### TASK INPUTS
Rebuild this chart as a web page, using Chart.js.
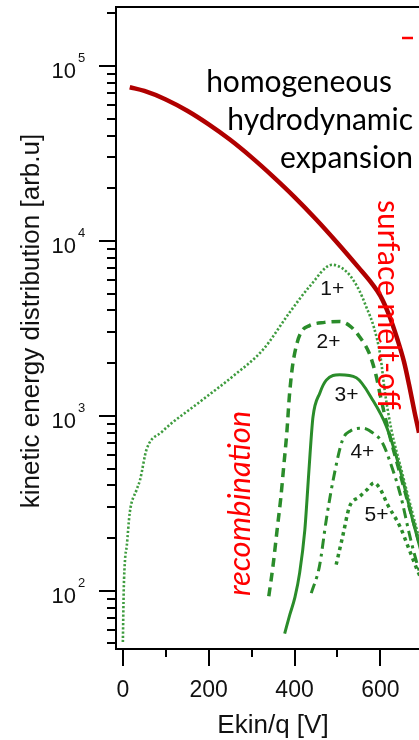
<!DOCTYPE html>
<html>
<head>
<meta charset="utf-8">
<script src="https://cdn.jsdelivr.net/npm/chart.js@4/dist/chart.umd.min.js"></script>
<style>
  html, body { margin: 0; padding: 0; background: #fff; overflow: hidden; }
  canvas { display: block; }
</style>
</head>
<body>
<canvas id="chart" width="419" height="740"></canvas>
<script>
// Kinetic energy distributions per charge state, Ekin/q [V] vs. intensity [arb.u]
const hydroX = [16, 50, 100, 150, 200, 250, 300, 350, 400, 450, 500, 550, 580, 600, 620, 640, 655, 667, 680, 690, 700];
const hydroY = [75500, 71900, 64300, 55400, 46300, 37800, 30000, 23300, 17800, 13300, 9730, 7010, 5720, 4850, 3780, 2720, 2040, 1500, 1040, 800, 600];

const ion1X = [0, 2, 5, 9, 16, 32, 40, 55, 91, 179, 256, 326, 388, 435, 488, 510, 530, 551, 567, 585, 600, 610, 625, 650, 690];
const ion1Y = [51, 100, 150, 180, 279, 378, 430, 640, 810, 1200, 1680, 2380, 3880, 5480, 7300, 7000, 6300, 5200, 4200, 3200, 2200, 1400, 850, 480, 200];

const ion2X = [340, 350, 360, 368, 375, 382, 388, 395, 404, 415, 435, 470, 505, 530, 551, 574, 590, 600, 620, 650, 690];
const ion2Y = [93, 140, 230, 340, 520, 800, 1300, 1900, 2500, 3000, 3280, 3420, 3460, 3250, 2840, 2280, 1700, 1300, 800, 430, 190];

const ion3X = [377, 389, 401, 412, 424, 429, 436, 443, 459, 474, 505, 544, 582, 614, 644, 675, 700];
const ion3Y = [57, 73, 92, 127, 223, 331, 599, 986, 1352, 1600, 1716, 1650, 1233, 870, 512, 255, 150];

const ion4X = [439, 458, 474, 490, 512, 530, 559, 585, 605, 621, 648, 667, 683, 700];
const ion4Y = [97, 138, 255, 430, 730, 820, 850, 790, 700, 560, 344, 214, 150, 110];

const ion5X = [497, 512, 528, 551, 570, 585, 600, 617, 645, 666, 684, 700];
const ion5Y = [141, 204, 302, 344, 380, 414, 380, 310, 235, 175, 135, 110];

const ionNames = ['1+', '2+', '3+', '4+', '5+'];
const xMajorTicks = [0, 200, 400, 600];
const xMinorTicks = [100, 300, 500];
const yDecadeExponents = [2, 3, 4, 5];

// where the charge-state names sit, in data coordinates
const ionLabelAnchors = [
  { x: 488, y: 5320 },
  { x: 479, y: 2650 },
  { x: 521, y: 1318 },
  { x: 558, y: 622 },
  { x: 591, y: 272 }
];

const toPoints = (xs, ys) => xs.map((v, i) => ({ x: v, y: ys[i] }));

const GREEN = '#2a8c2a';
const GREEN_LIGHT = '#3f9c3f';
const DARK_RED = '#b00000';

const datasets = [
  { label: 'hydrodynamic', data: toPoints(hydroX, hydroY), borderColor: DARK_RED, borderWidth: 4.5 },
  { label: ionNames[0], data: toPoints(ion1X, ion1Y), borderColor: GREEN_LIGHT, borderWidth: 2.6, borderDash: [2.2, 2] },
  { label: ionNames[1], data: toPoints(ion2X, ion2Y), borderColor: GREEN, borderWidth: 3.5, borderDash: [9, 6] },
  { label: ionNames[2], data: toPoints(ion3X, ion3Y), borderColor: GREEN, borderWidth: 3 },
  { label: ionNames[3], data: toPoints(ion4X, ion4Y), borderColor: GREEN, borderWidth: 3, borderDash: [10, 5, 3, 5] },
  { label: ionNames[4], data: toPoints(ion5X, ion5Y), borderColor: GREEN, borderWidth: 3.5, borderDash: [3.5, 4] }
].map(d => Object.assign({
  pointRadius: 0,
  fill: false,
  cubicInterpolationMode: 'monotone',
  borderCapStyle: 'butt'
}, d));

const SANS = '"Liberation Sans", Arial, sans-serif';
const ANNOT = 'Lato, "Open Sans", sans-serif';

const decorations = {
  id: 'decorations',
  afterDraw(chart) {
    const { ctx, chartArea: a, scales: { x, y } } = chart;
    ctx.save();

    // frame: top, left and bottom axis lines
    ctx.strokeStyle = '#000';
    ctx.lineWidth = 2;
    ctx.beginPath();
    ctx.moveTo(chart.width + 2, a.top);
    ctx.lineTo(a.left, a.top);
    ctx.lineTo(a.left, a.bottom);
    ctx.lineTo(chart.width + 2, a.bottom);
    ctx.stroke();

    // y ticks: decades long, 2..9 short
    ctx.beginPath();
    for (let e = 1; e <= 5; e++) {
      for (let m = 1; m <= 9; m++) {
        const v = m * Math.pow(10, e);
        if (v < y.min || v > y.max) continue;
        const py = Math.round(y.getPixelForValue(v));
        const len = m === 1 ? 17 : 9;
        ctx.moveTo(a.left - len, py);
        ctx.lineTo(a.left, py);
      }
    }
    // x ticks
    xMajorTicks.forEach(v => {
      const px = Math.round(x.getPixelForValue(v));
      ctx.moveTo(px, a.bottom);
      ctx.lineTo(px, a.bottom + 17);
    });
    xMinorTicks.forEach(v => {
      const px = Math.round(x.getPixelForValue(v));
      ctx.moveTo(px, a.bottom);
      ctx.lineTo(px, a.bottom + 8);
    });
    ctx.stroke();

    // tick labels
    ctx.fillStyle = '#111';
    ctx.textBaseline = 'middle';
    ctx.font = '23px ' + SANS;
    ctx.textAlign = 'center';
    xMajorTicks.forEach(v => ctx.fillText(String(v), x.getPixelForValue(v), a.bottom + 42));

    yDecadeExponents.forEach(e => {
      const py = y.getPixelForValue(Math.pow(10, e));
      ctx.font = '22px ' + SANS;
      ctx.textAlign = 'right';
      ctx.fillText('10', 76, py + 6);
      ctx.font = '13px ' + SANS;
      ctx.textAlign = 'left';
      ctx.fillText(String(e), 78, py - 7);
    });

    // axis titles
    ctx.font = '26px ' + SANS;
    ctx.textAlign = 'center';
    ctx.textBaseline = 'alphabetic';
    ctx.fillText('Ekin/q [V]', 273, 733);
    ctx.save();
    ctx.translate(39, 321);
    ctx.rotate(-Math.PI / 2);
    ctx.fillText('kinetic energy distribution [arb.u]', 0, 0);
    ctx.restore();

    // charge-state names
    ctx.font = '21px ' + SANS;
    ctx.textAlign = 'center';
    ctx.textBaseline = 'middle';
    ctx.fillStyle = '#111';
    ionLabelAnchors.forEach((p, i) => {
      ctx.fillText(ionNames[i], x.getPixelForValue(p.x), y.getPixelForValue(p.y));
    });

    // model annotations
    ctx.fillStyle = '#000';
    ctx.font = '30px ' + ANNOT;
    ctx.textBaseline = 'alphabetic';
    ctx.textAlign = 'right';
    ctx.fillText('homogeneous', 392, 92);
    ctx.fillText('hydrodynamic', 413, 130);
    ctx.fillText('expansion', 413, 168);

    ctx.fillStyle = '#ff0000';
    ctx.save();
    ctx.translate(378, 200);
    ctx.rotate(Math.PI / 2);
    ctx.textAlign = 'left';
    ctx.font = '30px ' + ANNOT;
    ctx.fillText('surface melt-off', 0, 0);
    ctx.restore();

    ctx.save();
    ctx.translate(250, 596);
    ctx.rotate(-Math.PI / 2);
    ctx.textAlign = 'left';
    ctx.font = 'italic 31px ' + ANNOT;
    ctx.fillText('recombination', 0, 0);
    ctx.restore();

    // red dash at the upper right
    ctx.strokeStyle = '#ff0000';
    ctx.lineWidth = 2.5;
    ctx.beginPath();
    ctx.moveTo(402, 38);
    ctx.lineTo(413, 38);
    ctx.stroke();

    ctx.restore();
  }
};

new Chart(document.getElementById('chart'), {
  type: 'line',
  data: { datasets },
  options: {
    responsive: false,
    animation: false,
    events: [],
    layout: { padding: { top: 7, right: 0, bottom: 0, left: 0 } },
    plugins: { legend: { display: false }, tooltip: { enabled: false }, title: { display: false } },
    scales: {
      x: {
        type: 'linear',
        min: -16,
        max: 690,
        grid: { display: false },
        border: { display: false },
        ticks: { display: false },
        afterFit: s => { s.height = 91; }
      },
      y: {
        type: 'logarithmic',
        min: 46.5,
        max: 217000,
        grid: { display: false },
        border: { display: false },
        ticks: { display: false },
        afterFit: s => { s.width = 116; }
      }
    }
  },
  plugins: [decorations]
});
</script>
</body>
</html>
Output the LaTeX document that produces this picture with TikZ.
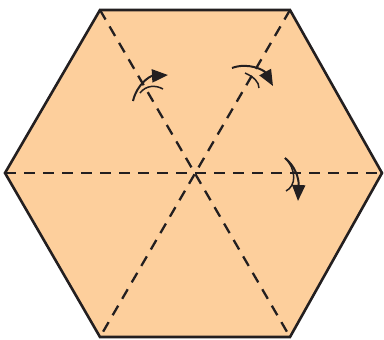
\documentclass[tikz,border=0pt]{standalone}
\usepackage{xcolor}
\usepackage{tikz}
\usetikzlibrary{arrows.meta, calc}
\definecolor{hexpeach}{RGB}{253, 207, 156}
\definecolor{inkdark}{RGB}{35, 31, 32}

\begin{document}
\begin{tikzpicture}[
    x=1pt, y=-1pt,
    hexside/.style={draw=inkdark, line width=2.6pt, line join=miter, fill=hexpeach},
    axisline/.style={draw=inkdark, line width=2.3pt, dash pattern=on 11pt off 8pt},
    turn/.style={draw=inkdark, line width=2pt, -{Triangle[length=16pt, width=13pt]}},
    turnthin/.style={draw=inkdark, line width=1.5pt}
  ]
    \useasboundingbox (0,0) rectangle (384,340);

    % corners of the hexagon
    \coordinate (w)  at (5,173);
    \coordinate (nw) at (100,10);
    \coordinate (ne) at (290,10);
    \coordinate (e)  at (382,173);
    \coordinate (se) at (290,337);
    \coordinate (sw) at (100,337);
    \coordinate (mid) at (194,173);

    \draw[hexside] (w) -- (nw) -- (ne) -- (e) -- (se) -- (sw) -- cycle;

    % the three axes
    \draw[axisline] (w) -- (e);
    \draw[axisline] (nw) -- (se);
    \draw[axisline] (ne) -- (sw);

    % rotation marks
    \draw[turn] (133,101) .. controls (137,84) and (150,76) .. (168,75);
    \draw[turnthin] (140,93) .. controls (146,85) and (156,85) .. (163,89);

    \draw[turn] (232,68) .. controls (248,62) and (264,70) .. (273,86);
    \draw[turnthin] (245,73) .. controls (254,77) and (259,82) .. (259,88);

    \draw[turn] (285,158) .. controls (295,166) and (299,178) .. (298,201);
    \draw[turnthin] (285,158) .. controls (297,170) and (296,186) .. (286,191);
  \end{tikzpicture}
\end{document}
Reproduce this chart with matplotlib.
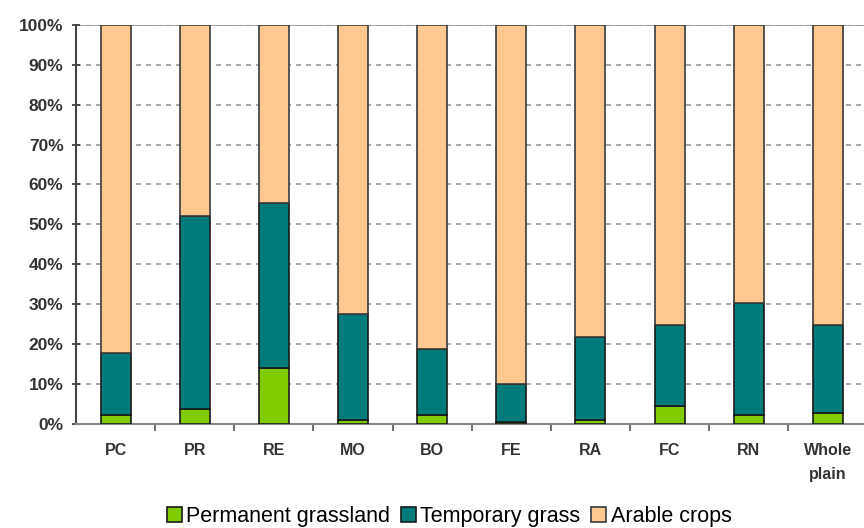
import numpy as np
import matplotlib.pyplot as plt
from matplotlib.ticker import FuncFormatter, FixedLocator

# shares of land use per sub-area (%)
areas = ['PC', 'PR', 'RE', 'MO', 'BO', 'FE', 'RA', 'FC', 'RN', 'Whole\nplain']
permanent = np.array([2.3, 3.7, 14.0, 1.0, 2.3, 0.4, 1.0, 4.5, 2.3, 2.7])
temporary_top = np.array([17.8, 52.2, 55.3, 27.6, 18.9, 10.0, 21.7, 24.9, 30.2, 24.9])
temporary = temporary_top - permanent
arable = 100 - temporary_top

plt.rcParams['font.family'] = ['Liberation Sans', 'DejaVu Sans']

fig = plt.figure(figsize=(8.64, 5.28), dpi=100)
ax = fig.add_axes([0.088, 0.197, 0.916, 0.756])

x = np.arange(len(areas))
w = 0.38
ax.bar(x, permanent, w, color='#80cc00', edgecolor='#1a1a1a', linewidth=1.2,
       label='Permanent grassland', zorder=3)
ax.bar(x, temporary, w, bottom=permanent, color='#007b7b', edgecolor='#1a1a1a',
       linewidth=1.2, label='Temporary grass', zorder=3)
ax.bar(x, arable, w, bottom=temporary_top, color='#ffc891', edgecolor='#3a3a3a',
       linewidth=1.2, label='Arable crops', zorder=3)

ax.set_xlim(-0.5, len(areas) - 0.5)
ax.set_ylim(0, 100)
ax.set_yticks(np.arange(0, 101, 10))
ax.yaxis.set_major_formatter(FuncFormatter(lambda v, p: '%d%%' % v))
ax.grid(axis='y', color='#999999', linestyle=(0, (3, 3)), linewidth=1.2, zorder=0)
ax.axhline(100, color='#999999', linewidth=1.2, zorder=1)

ax.set_xticks(x)
ax.set_xticklabels(areas, fontsize=11.5, fontweight='bold', color='#333333',
                   linespacing=1.7)
ax.tick_params(axis='x', length=0, pad=14)
ax.xaxis.set_minor_locator(FixedLocator(x[:-1] + 0.5))
ax.tick_params(axis='x', which='minor', length=5, width=1.2, color='#555555',
               direction='out')
ax.tick_params(axis='y', length=6, width=1.2, color='#333333', direction='inout',
               labelsize=12.5, pad=6)
for lab in ax.get_yticklabels():
    lab.set_fontweight('bold')
    lab.set_color('#333333')

for s in ['top', 'right']:
    ax.spines[s].set_visible(False)
ax.spines['left'].set_color('#444444')
ax.spines['left'].set_linewidth(1.5)
ax.spines['bottom'].set_color('#888888')
ax.spines['bottom'].set_linewidth(1.5)

fig.legend(loc='lower center', bbox_to_anchor=(0.52, -0.035), ncol=3,
           frameon=False, handlelength=0.7, handleheight=0.7,
           handletextpad=0.2, columnspacing=0.5,
           prop={'family': ['Liberation Sans'], 'size': 15.5})

fig.savefig('out.png', dpi=100)
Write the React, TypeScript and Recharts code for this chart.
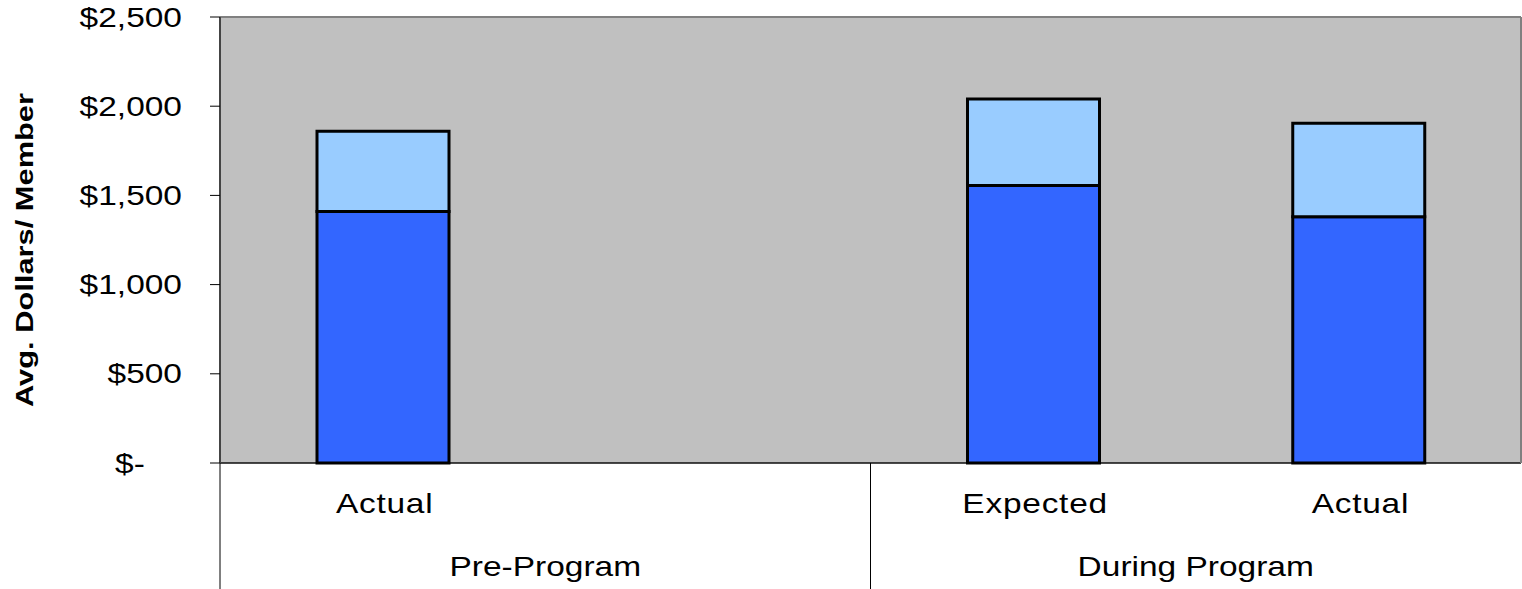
import React from "react";
import {
  BarChart,
  Bar,
  XAxis,
  YAxis,
  CartesianGrid,
  ReferenceLine
} from "recharts";

const categories = ["Actual", "", "Expected", "Actual"];
const groups = ["Pre-Program", "Pre-Program", "During Program", "During Program"];
const baseCost = [1410, 0, 1555, 1380];
const addlCost = [450, 0, 485, 525];
const yTicks = [0, 500, 1000, 1500, 2000, 2500];

const data = categories.map((name, i) => ({
  key: i,
  name,
  group: groups[i],
  base: baseCost[i],
  addl: addlCost[i]
}));

const W = 1522;
const H = 589;
const Y_AXIS_W = 220;
const RIGHT_AXIS_W = 1;
const AXIS_ROW_H = 63;
const FONT = "'Liberation Sans', Arial, sans-serif";
const STRETCH = 1.24;

const bandW = (W - Y_AXIS_W - RIGHT_AXIS_W) / categories.length;

const fmtMoney = (v: number) =>
  v === 0 ? "$-" + "\u00a0".repeat(4) : "$" + v.toLocaleString("en-US");

function YTick(props: any) {
  const { x, y, payload } = props;
  return (
    <g transform={`translate(${x},${y}) scale(${STRETCH},1)`}>
      <text x={0} y={0} dy="0.355em" textAnchor="end" fontSize={27} fontFamily={FONT} fill="#000">
        {fmtMoney(payload.value)}
      </text>
    </g>
  );
}

function CatTick(props: any) {
  const { x, y, index } = props;
  const label = categories[index];
  if (!label) return null;
  return (
    <g transform={`translate(${x + 2},${y + 50}) scale(${STRETCH},1)`}>
      <text x={0} y={0} textAnchor="middle" fontSize={27} fontFamily={FONT} fill="#000" letterSpacing={0.6}>
        {label}
      </text>
    </g>
  );
}

function GroupTick(props: any) {
  const { x, y, index } = props;
  const g = groups[index];
  if (index > 0 && groups[index - 1] === g) return null;
  const count = groups.filter((v) => v === g).length;
  const left = x - bandW / 2;
  const cx = x + ((count - 1) * bandW) / 2;
  return (
    <g>
      <line x1={left} x2={left} y1={y - AXIS_ROW_H} y2={y + AXIS_ROW_H} stroke="#000" strokeWidth={1} />
      <g transform={`translate(${cx},${y + 50}) scale(${STRETCH},1)`}>
        <text x={0} y={0} textAnchor="middle" fontSize={27} fontFamily={FONT} fill="#000">
          {g}
        </text>
      </g>
    </g>
  );
}

function YTitle(props: any) {
  const vb = props.viewBox || { x: 0, y: 17, width: Y_AXIS_W, height: 446 };
  const cx = 33;
  const cy = vb.y + vb.height / 2 + 10;
  return (
    <text
      x={cx}
      y={cy}
      transform={`rotate(-90, ${cx}, ${cy})`}
      textAnchor="middle"
      fontSize={24}
      fontWeight="bold"
      fontFamily={FONT}
      fill="#000"
      textLength={314}
      lengthAdjust="spacingAndGlyphs"
    >
      Avg. Dollars/ Member
    </text>
  );
}

export default function App() {
  return (
    <div style={{ position: "absolute", left: 0, top: 0, width: W, height: H, background: "#fff" }}>
      <BarChart
        width={W}
        height={H}
        data={data}
        margin={{ top: 17, right: 0, left: 0, bottom: 0 }}
        barSize={132}
      >
        <CartesianGrid vertical={false} stroke="#2a2a2a" strokeWidth={1} fill="#c0c0c0" fillOpacity={1} />
        <XAxis
          xAxisId="cat"
          dataKey="key"
          height={AXIS_ROW_H}
          tickLine={false}
          tickSize={0}
          tickMargin={0}
          axisLine={{ stroke: "#000", strokeWidth: 1 }}
          tick={<CatTick />}
          interval={0}
        />
        <XAxis
          xAxisId="group"
          dataKey="key"
          height={AXIS_ROW_H}
          tickLine={false}
          tickSize={0}
          tickMargin={0}
          axisLine={false}
          tick={<GroupTick />}
          interval={0}
        />
        <YAxis
          yAxisId="left"
          width={Y_AXIS_W}
          domain={[0, 2500]}
          ticks={yTicks}
          tickSize={10}
          tickMargin={28}
          tickLine={{ stroke: "#000", strokeWidth: 1 }}
          axisLine={{ stroke: "#444", strokeWidth: 2 }}
          tick={<YTick />}
          label={<YTitle />}
          interval={0}
        />
        <YAxis
          yAxisId="right"
          orientation="right"
          width={RIGHT_AXIS_W}
          domain={[0, 2500]}
          tick={false}
          tickLine={false}
          axisLine={{ stroke: "#808080", strokeWidth: 2 }}
        />
        <ReferenceLine yAxisId="left" xAxisId="cat" y={2500} stroke="#808080" strokeWidth={2} />
        <Bar
          xAxisId="cat"
          yAxisId="left"
          dataKey="base"
          stackId="a"
          fill="#3366ff"
          stroke="#000"
          strokeWidth={3}
          isAnimationActive={false}
        />
        <Bar
          xAxisId="cat"
          yAxisId="left"
          dataKey="addl"
          stackId="a"
          fill="#99ccff"
          stroke="#000"
          strokeWidth={3}
          isAnimationActive={false}
        />
      </BarChart>
    </div>
  );
}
######
- **DIRECTIONS FOR THIS TASK**
Please take the lines from the beginning of the data above through the line holding "175, 135, 110];" and transcribe them exactly, without any pictures.

- **EXERCISE ANSWER**
Rebuild this chart as a web page, using Chart.js.
<!DOCTYPE html>
<html>
<head>
<meta charset="utf-8">
<script src="https://cdn.jsdelivr.net/npm/chart.js@4/dist/chart.umd.min.js"></script>
<style>
  html, body { margin: 0; padding: 0; background: #fff; overflow: hidden; }
  canvas { display: block; }
</style>
</head>
<body>
<canvas id="chart" width="419" height="740"></canvas>
<script>
// Kinetic energy distributions per charge state, Ekin/q [V] vs. intensity [arb.u]
const hydroX = [16, 50, 100, 150, 200, 250, 300, 350, 400, 450, 500, 550, 580, 600, 620, 640, 655, 667, 680, 690, 700];
const hydroY = [75500, 71900, 64300, 55400, 46300, 37800, 30000, 23300, 17800, 13300, 9730, 7010, 5720, 4850, 3780, 2720, 2040, 1500, 1040, 800, 600];

const ion1X = [0, 2, 5, 9, 16, 32, 40, 55, 91, 179, 256, 326, 388, 435, 488, 510, 530, 551, 567, 585, 600, 610, 625, 650, 690];
const ion1Y = [51, 100, 150, 180, 279, 378, 430, 640, 810, 1200, 1680, 2380, 3880, 5480, 7300, 7000, 6300, 5200, 4200, 3200, 2200, 1400, 850, 480, 200];

const ion2X = [340, 350, 360, 368, 375, 382, 388, 395, 404, 415, 435, 470, 505, 530, 551, 574, 590, 600, 620, 650, 690];
const ion2Y = [93, 140, 230, 340, 520, 800, 1300, 1900, 2500, 3000, 3280, 3420, 3460, 3250, 2840, 2280, 1700, 1300, 800, 430, 190];

const ion3X = [377, 389, 401, 412, 424, 429, 436, 443, 459, 474, 505, 544, 582, 614, 644, 675, 700];
const ion3Y = [57, 73, 92, 127, 223, 331, 599, 986, 1352, 1600, 1716, 1650, 1233, 870, 512, 255, 150];

const ion4X = [439, 458, 474, 490, 512, 530, 559, 585, 605, 621, 648, 667, 683, 700];
const ion4Y = [97, 138, 255, 430, 730, 820, 850, 790, 700, 560, 344, 214, 150, 110];

const ion5X = [497, 512, 528, 551, 570, 585, 600, 617, 645, 666, 684, 700];
const ion5Y = [141, 204, 302, 344, 380, 414, 380, 310, 235, 175, 135, 110];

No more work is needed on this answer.